Hi Huff,
I've got wires jumping over each other all over the place in the diagram, but hopefully this helps. If this is on a 15A circuit use 14/3 and 14/2 cable. If it's on a 20A circuit then you have to use 12/3 and 12/2 cable. This diagram assumes that you have an always hot connection inside your controller/switching relay that you can connect the red conductor of the 14/3 cable to. In my Taco switching relay I can put two wires under each of the screw terminals, which I assume is okay. Otherwise, you would need to wire nut together the hot conductor coming into the controller with the the red outgoing conductor of the 14/3 cable and a black pigtail wire that connects to your controller's hot input.
Don't try jamming all of those conductors, wire nuts and the switch into a small 4x2 electrical box. In the U.S., for 14 gauge wire the box must be at least 16 cubic inches, for 12 gauge wire it must be at least 18 cubic inches, according to the NEC.
On the Leviton 3-way switches that I have used, the common screw is black and the two other conductor screws are gold. The black screw terminal is identified as being the "common" on the back of the switch.

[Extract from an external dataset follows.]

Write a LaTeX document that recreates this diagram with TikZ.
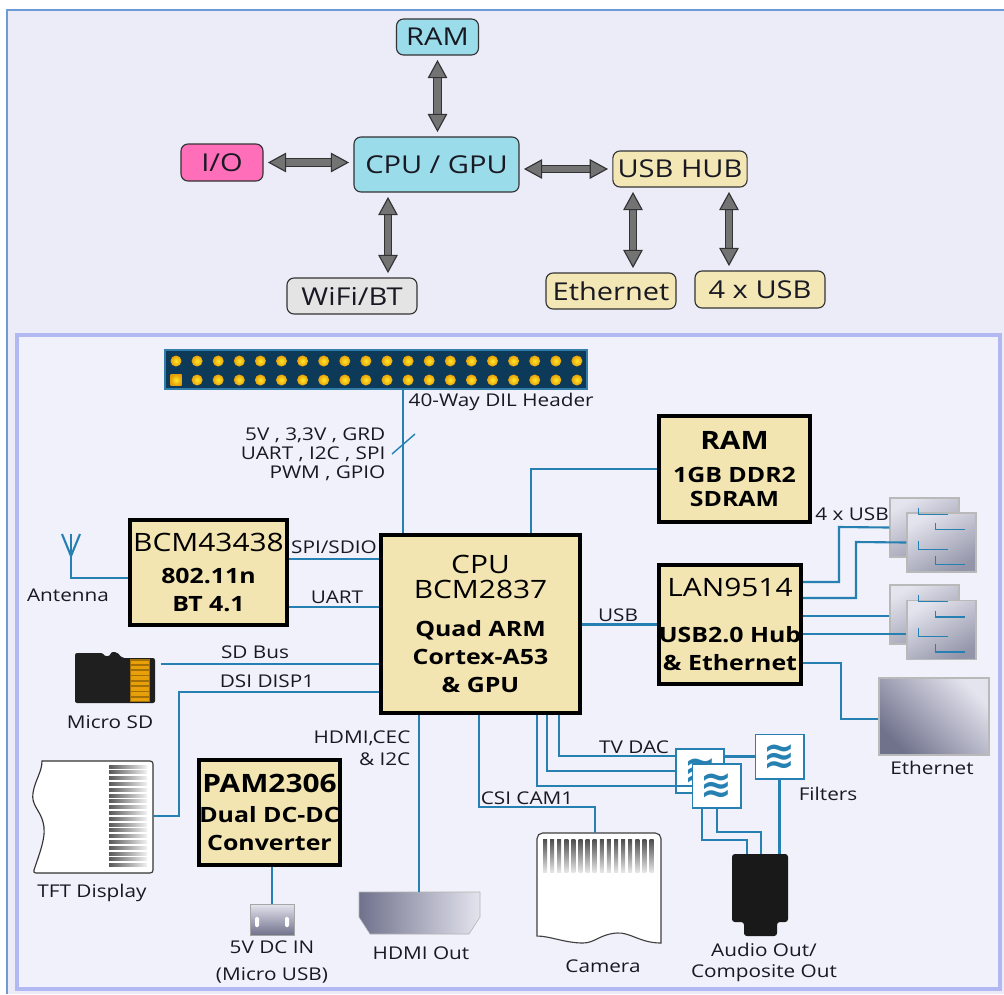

You could do the same thing with a 3-way switch, but instead of the always hot conductor being carried on the red wire (of a 14/3 cable) from within the controller, the always hot conductor is just carried on a separate 14/2 cable. In that case you would have three 14/2 cables entering the switch box. The black from the controller goes to one of the gold screws of the switch, the black from the always hot conductor goes to the other gold screw, the black from the "common" (black) screw goes to the hot on the circulator, all of the white neutral wires are wire nutted together and all of the bare ground wires are wire nutted together, with a pigtail grounding the electrical box itself if it is steel.